Lee woman too smart for scam artists. Are you? - WALB.com, Albany News, Weather, Sports

Lee woman too smart for scam artists. Are you?

July 6, 2007

Lee County - - A scam alert investigators say you need to know about. International fraud schemes are targeting people in South Georgia. A Lee County woman almost found herself a victim, until she realized she was being scammed. Officers say it can happen to you and if you're not alert, you might not be so lucky.

Carla Miller put an ad on the Internet to sell her dog for $350. She got over 20 responses. One came from the United Kingdom.

"I saw your ad about the pet you're willing to sell. I would love to be in the purchase of my daughter Chantel who will be clocking 12 years old next month," Miller reads one of the responses.

Not only did the language throw her off, so did a request from the potential buyer. He wanted to send her $3000 the $350 dog and he wanted Miller to send him the change.

"He emailed me the numbers for the wire tracking, gave me all the information for the recipient of the funds and told me just to send the difference and keep $100 for my trouble."

Miller knew what was going on but she played smart and told the buyer to send the money. Then she took it right to sheriff's deputies.

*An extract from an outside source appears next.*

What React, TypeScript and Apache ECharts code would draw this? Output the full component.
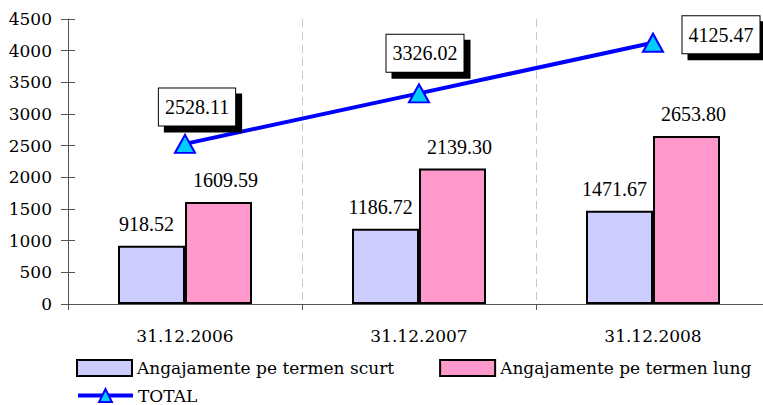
import React, { useEffect, useRef } from "react";
import * as echarts from "echarts";

const categories = ["31.12.2006", "31.12.2007", "31.12.2008"];
const shortTerm = [918.52, 1186.72, 1471.67];
const longTerm = [1609.59, 2139.3, 2653.8];
const total = [2528.11, 3326.02, 4125.47];
const seriesNames = ["Angajamente pe termen scurt", "Angajamente pe termen lung", "TOTAL"];

const FONT = "Liberation Serif";
const ALT = "DejaVu Serif";
const totalLabelOffsets = [
  [12, -37],
  [6, -40],
  [68, -8],
];

export default function App() {
  const ref = useRef<HTMLDivElement>(null);
  useEffect(() => {
    if (!ref.current) return;
    const chart = echarts.init(ref.current, undefined, { renderer: "svg" });
    const barLabel = (off: number[]) => ({
      show: true,
      position: "top" as const,
      distance: 12,
      offset: off,
      color: "#000",
      fontFamily: FONT,
      fontSize: 20,
      formatter: (p: any) => Number(p.value).toFixed(2),
    });
    chart.setOption({
      animation: false,
      backgroundColor: "#fff",
      grid: { left: 68, top: 19, width: 702, height: 285, outerBoundsMode: "none", containLabel: false },
      legend: [
        {
          data: [seriesNames[0], seriesNames[1]],
          left: 76,
          top: 359,
          padding: 0,
          itemWidth: 55,
          itemHeight: 16,
          itemGap: 45,
          icon: "rect",
          textStyle: { fontFamily: ALT, fontSize: 17, color: "#000" },
        },
        {
          data: [seriesNames[2]],
          left: 76,
          top: 387,
          padding: 0,
          itemWidth: 55,
          itemHeight: 16,
          lineStyle: { width: 4, color: "#0000FF" },
          textStyle: { fontFamily: ALT, fontSize: 17, color: "#000" },
        },
      ],
      xAxis: {
        type: "category",
        data: categories,
        boundaryGap: true,
        axisLine: { lineStyle: { color: "#555", width: 1 } },
        axisTick: { show: true, length: 6, lineStyle: { color: "#555" } },
        axisLabel: { color: "#000", fontFamily: ALT, fontSize: 17, margin: 23 },
        splitLine: { show: true, lineStyle: { color: "#c8c8c8", type: [8, 5], width: 1 } },
      },
      yAxis: [
        {
          type: "value",
          min: 0,
          max: 4500,
          interval: 500,
          axisLine: { show: true, lineStyle: { color: "#555", width: 1 } },
          axisTick: { show: true, length: 7, lineStyle: { color: "#555" } },
          axisLabel: {
            color: "#000",
            fontFamily: ALT,
            fontSize: 17,
            margin: 16,
            formatter: (v: number) => String(v),
          },
          splitLine: { show: false },
        },
        {
          type: "value",
          position: "left",
          min: 0,
          max: 4500,
          interval: 500,
          axisLine: { show: false },
          axisTick: { show: true, inside: true, length: 7, lineStyle: { color: "#555" } },
          axisLabel: { show: false },
          splitLine: { show: false },
        },
      ],
      series: [
        {
          name: seriesNames[0],
          type: "bar",
          data: shortTerm,
          barWidth: 67,
          barGap: "0%",
          itemStyle: { color: "#CCCCFF", borderColor: "#000", borderWidth: 2 },
          label: barLabel([-5, 0]),
        },
        {
          name: seriesNames[1],
          type: "bar",
          data: longTerm,
          barWidth: 67,
          barGap: "0%",
          itemStyle: { color: "#FF99CC", borderColor: "#000", borderWidth: 2 },
          label: barLabel([7, 0]),
        },
        {
          name: seriesNames[2],
          type: "line",
          data: total.map((v, i) => ({
            value: v,
            label: { offset: totalLabelOffsets[i] },
          })),
          symbol: "triangle",
          symbolSize: [20, 18],
          lineStyle: { color: "#0000FF", width: 4 },
          itemStyle: { color: "#00CCFF", borderColor: "#0000FF", borderWidth: 2 },
          z: 5,
          label: {
            show: true,
            position: "inside",
            color: "#000",
            fontFamily: FONT,
            fontSize: 20,
            lineHeight: 22,
            backgroundColor: "#fff",
            borderColor: "#000",
            borderWidth: 1,
            padding: [8, 6, 7, 6],
            shadowColor: "#000",
            shadowBlur: 0,
            shadowOffsetX: 6,
            shadowOffsetY: 6,
            formatter: (p: any) => Number(p.value).toFixed(2),
          },
        },
      ],
    });
    return () => chart.dispose();
  }, []);
  return (
    <div
      ref={ref}
      style={{ position: "absolute", left: 0, top: 0, width: 763, height: 405 }}
    />
  );
}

"How many people from Europe are going to buy a puppy to ship across the Atlantic? It doesn't even make good sense," says Investigator Craig Dodd with the Dougherty County Sheriff's Office.

Dodd says this is a case of blatant fraud. But if you're not alert, you may never know. The $3000 in money orders Miller received looks real.

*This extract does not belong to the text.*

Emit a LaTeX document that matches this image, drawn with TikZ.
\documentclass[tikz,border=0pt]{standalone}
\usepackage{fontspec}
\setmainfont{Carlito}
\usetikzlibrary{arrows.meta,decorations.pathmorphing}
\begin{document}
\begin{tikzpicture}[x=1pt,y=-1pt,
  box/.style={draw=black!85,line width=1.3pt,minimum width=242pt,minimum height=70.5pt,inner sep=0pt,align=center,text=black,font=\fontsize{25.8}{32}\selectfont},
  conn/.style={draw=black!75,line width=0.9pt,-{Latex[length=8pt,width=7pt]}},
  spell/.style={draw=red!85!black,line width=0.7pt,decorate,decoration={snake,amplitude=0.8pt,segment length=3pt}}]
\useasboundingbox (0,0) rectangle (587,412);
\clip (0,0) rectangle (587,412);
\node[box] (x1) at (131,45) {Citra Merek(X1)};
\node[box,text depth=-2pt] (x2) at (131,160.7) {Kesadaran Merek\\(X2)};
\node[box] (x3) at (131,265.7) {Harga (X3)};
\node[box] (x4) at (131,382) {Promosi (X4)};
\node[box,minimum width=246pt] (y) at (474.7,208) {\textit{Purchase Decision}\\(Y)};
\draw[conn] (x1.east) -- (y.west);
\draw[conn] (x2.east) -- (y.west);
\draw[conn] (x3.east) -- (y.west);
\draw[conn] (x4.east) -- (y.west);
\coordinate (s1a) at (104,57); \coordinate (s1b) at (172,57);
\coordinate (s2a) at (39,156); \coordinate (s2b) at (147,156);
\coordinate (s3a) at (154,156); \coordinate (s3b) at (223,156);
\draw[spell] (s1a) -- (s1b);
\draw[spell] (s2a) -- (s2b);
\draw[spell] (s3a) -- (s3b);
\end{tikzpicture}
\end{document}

"It looks extremely real and they're excellent forgeries," he says.

Had she cashed them, she would've been out of money with her bank. Dodd says be suspicious of any offers made over the Internet and he says be careful about giving your debit or credit card info and never, he says, give out your bank account or social security numbers unless you know for sure who it's going to.

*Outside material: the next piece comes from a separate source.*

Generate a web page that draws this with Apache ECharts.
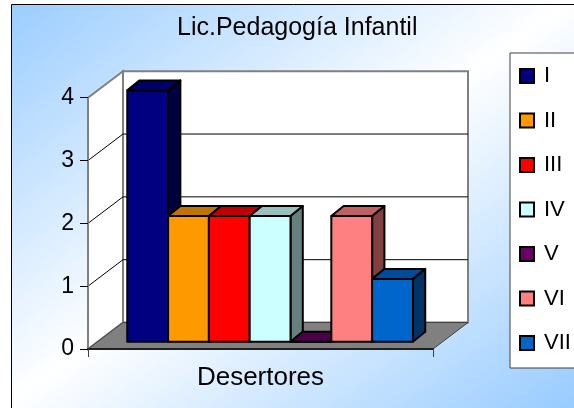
<!DOCTYPE html>
<html lang="es">

<head>
    <meta charset="UTF-8">
    <title>Lic.Pedagogía Infantil</title>
    <script src="https://cdn.jsdelivr.net/npm/echarts/dist/echarts.min.js"></script>
    <style>
        body {
            margin: 0;
            background: #fff;
        }

        #main {
            width: 574px;
            height: 408px;
        }
    </style>
</head>

<body>
    <div id="main"></div>

    <script>
        // datos
        const categories = ['Desertores'];
        const levels = ['I', 'II', 'III', 'IV', 'V', 'VI', 'VII'];
        const values = [4, 2, 2, 2, 0, 2, 1];
        const yTicks = [0, 1, 2, 3, 4];

        // colores de cada barra: frente, tapa, lado
        const frontColors = ['#000080', '#FF9900', '#FF0000', '#CCFFFF', '#660066', '#FF8080', '#0066CC'];
        const topColors = ['#000066', '#C07300', '#C00000', '#99BFBF', '#4C004C', '#C06060', '#004C99'];
        const sideColors = ['#000040', '#804C00', '#800000', '#668080', '#330033', '#804040', '#003366'];

        // desplazamientos de profundidad (px)
        const BACK = [35, -26.5];
        const BAR_FRONT = [9.6, -7.3];
        const BAR_DEPTH = [12.3, -10];
        const GROUP = 0.828;

        const myChart = echarts.init(document.getElementById('main'));

        function wallsItem(params, api) {
            const base = api.coord([0, yTicks[0]]);
            const top = api.coord([0, yTicks[yTicks.length - 1]]);
            const band = api.size([1, 0])[0];
            const L = base[0] - band / 2;
            const R = base[0] + band / 2;
            const yb = base[1];
            const yt = top[1];
            const children = [];
            // pared izquierda
            children.push({
                type: 'polygon',
                shape: { points: [[L, yb], [L, yt], [L + BACK[0], yt + BACK[1]], [L + BACK[0], yb + BACK[1]]] },
                style: { fill: '#fff', stroke: '#808080', lineWidth: 2 }
            });
            // pared del fondo
            children.push({
                type: 'rect',
                shape: { x: L + BACK[0], y: yt + BACK[1], width: R - L, height: yb - yt },
                style: { fill: '#fff', stroke: '#808080', lineWidth: 2 }
            });
            // lineas de division
            yTicks.slice(1, -1).forEach(v => {
                const y = api.coord([0, v])[1];
                children.push({
                    type: 'polyline',
                    shape: { points: [[L, y], [L + BACK[0], y + BACK[1]], [R + BACK[0], y + BACK[1]]] },
                    style: { fill: null, stroke: '#000', lineWidth: 1 }
                });
            });
            // piso
            children.push({
                type: 'polygon',
                shape: { points: [[L, yb], [R, yb], [R + BACK[0], yb + BACK[1]], [L + BACK[0], yb + BACK[1]]] },
                style: { fill: '#808080', stroke: '#404040', lineWidth: 1 }
            });
            return { type: 'group', children: children };
        }

        function barItem(idx) {
            return function (params, api) {
                const base = api.coord([0, 0]);
                const top = api.coord([0, api.value(1)]);
                const band = api.size([1, 0])[0];
                const slot = band * GROUP / levels.length;
                const x0 = base[0] - band * GROUP / 2 + idx * slot + BAR_FRONT[0];
                const x1 = x0 + slot;
                const yb = base[1] + BAR_FRONT[1];
                const yt = top[1] + BAR_FRONT[1];
                const dx = BAR_DEPTH[0], dy = BAR_DEPTH[1];
                const edge = { stroke: '#000', lineWidth: 2, lineJoin: 'round' };
                return {
                    type: 'group',
                    children: [{
                        type: 'polygon',
                        shape: { points: [[x1, yt], [x1 + dx, yt + dy], [x1 + dx, yb + dy], [x1, yb]] },
                        style: Object.assign({ fill: sideColors[idx] }, edge)
                    }, {
                        type: 'polygon',
                        shape: { points: [[x0, yt], [x1, yt], [x1 + dx, yt + dy], [x0 + dx, yt + dy]] },
                        style: Object.assign({ fill: topColors[idx] }, edge)
                    }, {
                        type: 'rect',
                        shape: { x: x0, y: yt, width: slot, height: yb - yt },
                        style: Object.assign({ fill: frontColors[idx] }, edge)
                    }]
                };
            };
        }

        const series = [{
            name: 'walls',
            type: 'custom',
            clip: false,
            z: 1,
            silent: true,
            renderItem: wallsItem,
            data: [[0, 0]]
        }];
        levels.forEach((name, i) => {
            series.push({
                name: name,
                type: 'custom',
                clip: false,
                z: 2 + i,
                itemStyle: { color: frontColors[i] },
                renderItem: barItem(i),
                data: [[0, values[i]]]
            });
        });

        const option = {
            animation: false,
            color: frontColors,
            textStyle: { fontFamily: 'Liberation Sans' },
            graphic: [{
                type: 'rect',
                z: -10,
                silent: true,
                shape: { x: 11.5, y: 4.5, width: 620, height: 430 },
                style: {
                    fill: {
                        type: 'linear', global: true,
                        x: 96, y: -63, x2: 478, y2: 471,
                        colorStops: [
                            { offset: 0, color: '#99CCFF' },
                            { offset: 0.5, color: '#FFFFFF' },
                            { offset: 1, color: '#99CCFF' }
                        ]
                    },
                    stroke: '#000',
                    lineWidth: 1
                }
            }],
            title: {
                text: 'Lic.Pedagogía Infantil',
                left: 177,
                top: 16,
                padding: 0,
                textStyle: { fontSize: 25, fontWeight: 'normal', color: '#000', fontFamily: 'Liberation Sans' }
            },
            legend: {
                orient: 'vertical',
                left: 510,
                top: 53,
                padding: [12, 60, 14, 9],
                itemGap: 22.5,
                itemWidth: 14,
                itemHeight: 14,
                icon: 'rect',
                backgroundColor: '#fff',
                borderColor: '#404040',
                borderWidth: 1,
                borderRadius: 0,
                data: levels,
                itemStyle: { borderColor: '#000', borderWidth: 2 },
                textStyle: { fontSize: 22, color: '#000', padding: [0, 0, 0, 5], fontFamily: 'Liberation Sans' }
            },
            grid: {
                left: 88,
                right: 141,
                top: 97.7,
                bottom: 59
            },
            xAxis: {
                type: 'category',
                data: categories,
                z: 10,
                axisLine: { lineStyle: { color: '#202020', width: 2 } },
                axisTick: { show: true, length: 8, lineStyle: { color: '#404040', width: 1 } },
                axisLabel: { fontSize: 26, color: '#000', margin: 16 }
            },
            yAxis: {
                type: 'value',
                min: yTicks[0],
                max: yTicks[yTicks.length - 1],
                interval: 1,
                z: 10,
                axisLine: { show: true, lineStyle: { color: '#808080', width: 2 } },
                axisTick: { show: true, length: 8, lineStyle: { color: '#000', width: 1 } },
                axisLabel: { fontSize: 23, color: '#000', margin: 14 },
                splitLine: { show: false }
            },
            series: series
        };

        myChart.setOption(option);
    </script>
</body>

</html>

"It's the fastest growing crime in the country and once they have one of those numbers, they can go into anything you've got."

Miller's glad she didn't fall for it.

"Not the response you were looking for?" we asked her.

"No, it's not what I expected. I just wanted to sell my dog."

After all this, she's still looking for a legitimate buyer. 

When Miller got the money orders, she called the company that made them and they were able to confirm that they were fakes. The case is being turned over to the FBI.